Por Josias de Souza
O surto de descaramento que varre Brasília registrou duas novas manifestações. Numa, um desembargador convocado para atuar como ministro do Superior Tribunal de Justiça, Jesuíno Rissato, anulou condenações impostas pela Lava Jato a 13 pessoas. Entre elas o ex-ministro Antonio Palocci, o ex-tesoureiro do PT João Vaccari Netto, o ex-príncipe das empreitadas Marcelo Odebrecht e o casal de marqueteiros de antigas campanhas petistas João Santana e Mônica Moura.

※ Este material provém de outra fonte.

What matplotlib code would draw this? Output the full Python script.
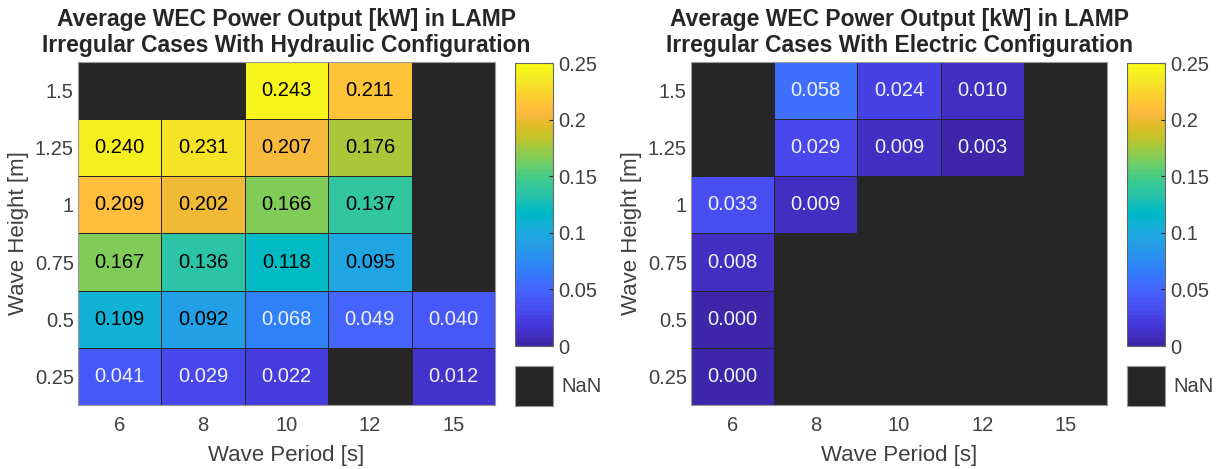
import numpy as np
import matplotlib.pyplot as plt
from matplotlib.colors import ListedColormap

# Wave periods (columns) and wave heights (rows, top to bottom)
periods = ["6", "8", "10", "12", "15"]
heights = ["1.5", "1.25", "1", "0.75", "0.5", "0.25"]

nan = np.nan
hydraulic = [
    [nan, nan, 0.243, 0.211, nan],
    [0.240, 0.231, 0.207, 0.176, nan],
    [0.209, 0.202, 0.166, 0.137, nan],
    [0.167, 0.136, 0.118, 0.095, nan],
    [0.109, 0.092, 0.068, 0.049, 0.040],
    [0.041, 0.029, 0.022, nan, 0.012],
]
electric = [
    [nan, 0.058, 0.024, 0.010, nan],
    [nan, 0.029, 0.009, 0.003, nan],
    [0.033, 0.009, nan, nan, nan],
    [0.008, nan, nan, nan, nan],
    [0.000, nan, nan, nan, nan],
    [0.000, nan, nan, nan, nan],
]
titles = [
    "Average WEC Power Output [kW] in LAMP\nIrregular Cases With Hydraulic Configuration",
    "Average WEC Power Output [kW] in LAMP\nIrregular Cases With Electric Configuration",
]
cbar_ticks = [0, 0.05, 0.1, 0.15, 0.2, 0.25]
cbar_labels = ["0", "0.05", "0.1", "0.15", "0.2", "0.25"]

# MATLAB parula, 64 colours
parula = ListedColormap([
    (0.2422, 0.1504, 0.6603), (0.2504, 0.1650, 0.7076), (0.2578, 0.1818, 0.7511), (0.2647, 0.1978, 0.7952),
    (0.2706, 0.2147, 0.8364), (0.2751, 0.2342, 0.8710), (0.2783, 0.2559, 0.8991), (0.2803, 0.2782, 0.9221),
    (0.2813, 0.3006, 0.9414), (0.2810, 0.3228, 0.9579), (0.2795, 0.3447, 0.9717), (0.2760, 0.3667, 0.9829),
    (0.2699, 0.3892, 0.9906), (0.2602, 0.4123, 0.9952), (0.2440, 0.4358, 0.9988), (0.2206, 0.4603, 0.9973),
    (0.1963, 0.4847, 0.9892), (0.1834, 0.5074, 0.9798), (0.1786, 0.5289, 0.9682), (0.1764, 0.5499, 0.9520),
    (0.1687, 0.5703, 0.9359), (0.1540, 0.5902, 0.9218), (0.1460, 0.6091, 0.9079), (0.1380, 0.6276, 0.8973),
    (0.1248, 0.6459, 0.8883), (0.1113, 0.6635, 0.8763), (0.0952, 0.6798, 0.8598), (0.0689, 0.6948, 0.8394),
    (0.0297, 0.7082, 0.8163), (0.0036, 0.7203, 0.7917), (0.0067, 0.7312, 0.7660), (0.0433, 0.7411, 0.7394),
    (0.0964, 0.7500, 0.7120), (0.1408, 0.7584, 0.6842), (0.1717, 0.7670, 0.6554), (0.1938, 0.7758, 0.6251),
    (0.2161, 0.7843, 0.5923), (0.2470, 0.7918, 0.5567), (0.2906, 0.7973, 0.5188), (0.3406, 0.8008, 0.4789),
    (0.3909, 0.8029, 0.4354), (0.4456, 0.8024, 0.3909), (0.5044, 0.7993, 0.3480), (0.5616, 0.7942, 0.3045),
    (0.6174, 0.7876, 0.2612), (0.6720, 0.7793, 0.2227), (0.7242, 0.7698, 0.1910), (0.7738, 0.7598, 0.1646),
    (0.8203, 0.7498, 0.1535), (0.8634, 0.7406, 0.1596), (0.9035, 0.7330, 0.1774), (0.9393, 0.7288, 0.2100),
    (0.9728, 0.7298, 0.2394), (0.9956, 0.7434, 0.2371), (0.9970, 0.7659, 0.2199), (0.9952, 0.7893, 0.2028),
    (0.9892, 0.8136, 0.1885), (0.9786, 0.8386, 0.1766), (0.9676, 0.8639, 0.1643), (0.9610, 0.8890, 0.1537),
    (0.9597, 0.9135, 0.1423), (0.9628, 0.9373, 0.1265), (0.9691, 0.9606, 0.1064), (0.9769, 0.9839, 0.0805),
], name="parula")

plt.rcParams['font.family'] = ['Liberation Sans', 'DejaVu Sans']
NAN_COLOR = (0.15, 0.15, 0.15)
TXT = (0.15, 0.15, 0.15)
LBL = (0.25, 0.25, 0.25)
VMIN, VMAX = 0.0, 0.25

fig = plt.figure(figsize=(12.25, 4.69), dpi=100)
W, H = 1225, 469

def box(x0, y0, x1, y1):
    # pixel box -> figure fraction [left, bottom, width, height]
    return [x0 / W, 1 - y1 / H, (x1 - x0) / W, (y1 - y0) / H]

layouts = [
    dict(ax=(78, 62, 495, 405), cb=(515, 63, 553, 346), nb=(515, 366, 553, 406)),
    dict(ax=(691, 62, 1107, 405), cb=(1127, 63, 1165, 346), nb=(1127, 366, 1165, 406)),
]

for data, title, lay in zip([hydraulic, electric], titles, layouts):
    arr = np.ma.masked_invalid(np.array(data, dtype=float))
    ax = fig.add_axes(box(*lay['ax']))
    ax.set_facecolor(NAN_COLOR)
    mesh = ax.pcolormesh(arr, cmap=parula, vmin=VMIN, vmax=VMAX,
                         edgecolors=NAN_COLOR, linewidth=0.7)
    ax.set_xlim(0, len(periods))
    ax.set_ylim(len(heights), 0)
    nrow, ncol = arr.shape
    for i in range(nrow):
        for j in range(ncol):
            v = arr[i, j]
            if np.ma.is_masked(v):
                continue
            r, g, b, _ = parula((v - VMIN) / (VMAX - VMIN))
            lum = 0.299 * r + 0.587 * g + 0.114 * b
            col = 'black' if lum > 0.5 else (0.94, 0.94, 0.94)
            ax.text(j + 0.5, i + 0.5, "%.3f" % v, ha='center', va='center',
                    fontsize=14.5, color=col)
    ax.set_xticks(np.arange(ncol) + 0.5)
    ax.set_xticklabels(periods)
    ax.set_yticks(np.arange(nrow) + 0.5)
    ax.set_yticklabels(heights)
    ax.tick_params(length=0, labelsize=14.5, labelcolor=LBL)
    ax.tick_params(axis='x', pad=8)
    ax.tick_params(axis='y', pad=3)
    for s in ax.spines.values():
        s.set_color('0.6')
        s.set_linewidth(0.8)
    ax.set_xlabel("Wave Period [s]", fontsize=16, color=LBL, labelpad=7)
    ax.set_ylabel("Wave Height [m]", fontsize=16, color=LBL, labelpad=4)
    ax.set_title(title, fontsize=16.5, fontweight='bold', color=TXT, pad=7, linespacing=1.2)

    cax = fig.add_axes(box(*lay['cb']))
    cb = fig.colorbar(mesh, cax=cax, ticks=cbar_ticks)
    cb.ax.set_yticklabels(cbar_labels)
    cb.ax.tick_params(direction='in', length=3, width=0.8, labelsize=14.5,
                      labelcolor=LBL, color=TXT, pad=4)
    cb.outline.set_edgecolor('0.4')
    cb.outline.set_linewidth(0.8)

    nax = fig.add_axes(box(*lay['nb']))
    nax.set_facecolor(NAN_COLOR)
    nax.set_xticks([])
    nax.set_yticks([])
    for s in nax.spines.values():
        s.set_color('0.6')
    nax.text(1.22, 0.5, "NaN", transform=nax.transAxes, ha='left', va='center',
             fontsize=14.5, color=LBL)

fig.savefig("out.png", dpi=100)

Noutra erupção de desfaçatez, o ministro do Tribunal de Contas da União Raimundo Carreiro força a porta para votar no plenário do órgão auditoria nos gastos do cartão de crédito corporativo de Bolsonaro. Relator do processo, Carreiro foi indicado pelo presidente para o cargo de embaixador do Brasil em Portugal. Corre no TCU um pedido de suspeição contra ele. Mas Carreiro não se deu por achado. Seu relatório sobre a auditoria seria votado nesta quarta-feira, em sessão secreta. O absurdo foi momentaneamente adiado. Mas o ministro-embaixador insiste em retomar o assunto na semana que vem.
No caso do STJ, o doutor Jesuíno anulou sentença emitida pelo então juiz Sergio Moro em 2017. Refere-se a uma megacorrupção de cerca de R$ 200 milhões. Coisa confessada e comprovada. Não se discute o roubo, mas a foro de julgamento. Alegou-se que parte do desvio financiou o caixa dois de campanhas eleitorais do PT. E o juiz, escorando-se em jurisprudência do Supremo Tribunal Federal, determinou que o processo recomece do zero na Justiça Eleitoral. Jesuíno substitui no STJ o relator da Lava Jato, ministro Felix Fischer, que está de licença médica. O titular do posto não tomaria decisão semelhante à do substituto.
No episódio do TCU, o ministro Raimundo Carreiro aguarda apenas que o Itamaraty defina uma data para que assuma a embaixada brasileira em Lisboa. Mas ele se sente à vontade para julgar os gastos do cartão de Bolsonaro. Numa conversa com a Folha, ele atribui o pedido para que se declare suspeito não à indicação para a embaixada, mas ao fato de ter sido elogiado por Bolsonaro. "Não vou declarar-me suspeito", ele disse.
O Congresso deveria analisar a hipótese de votar um projeto de Constituição que o historiador Capistrano de Abreu sugeriu para o Brasil há mais de um século. Teria apenas dois artigos. Artigo 1º: Todo brasileiro deve ter vergonha na cara. Artigo 2º: Revogam-se as disposições em contrário.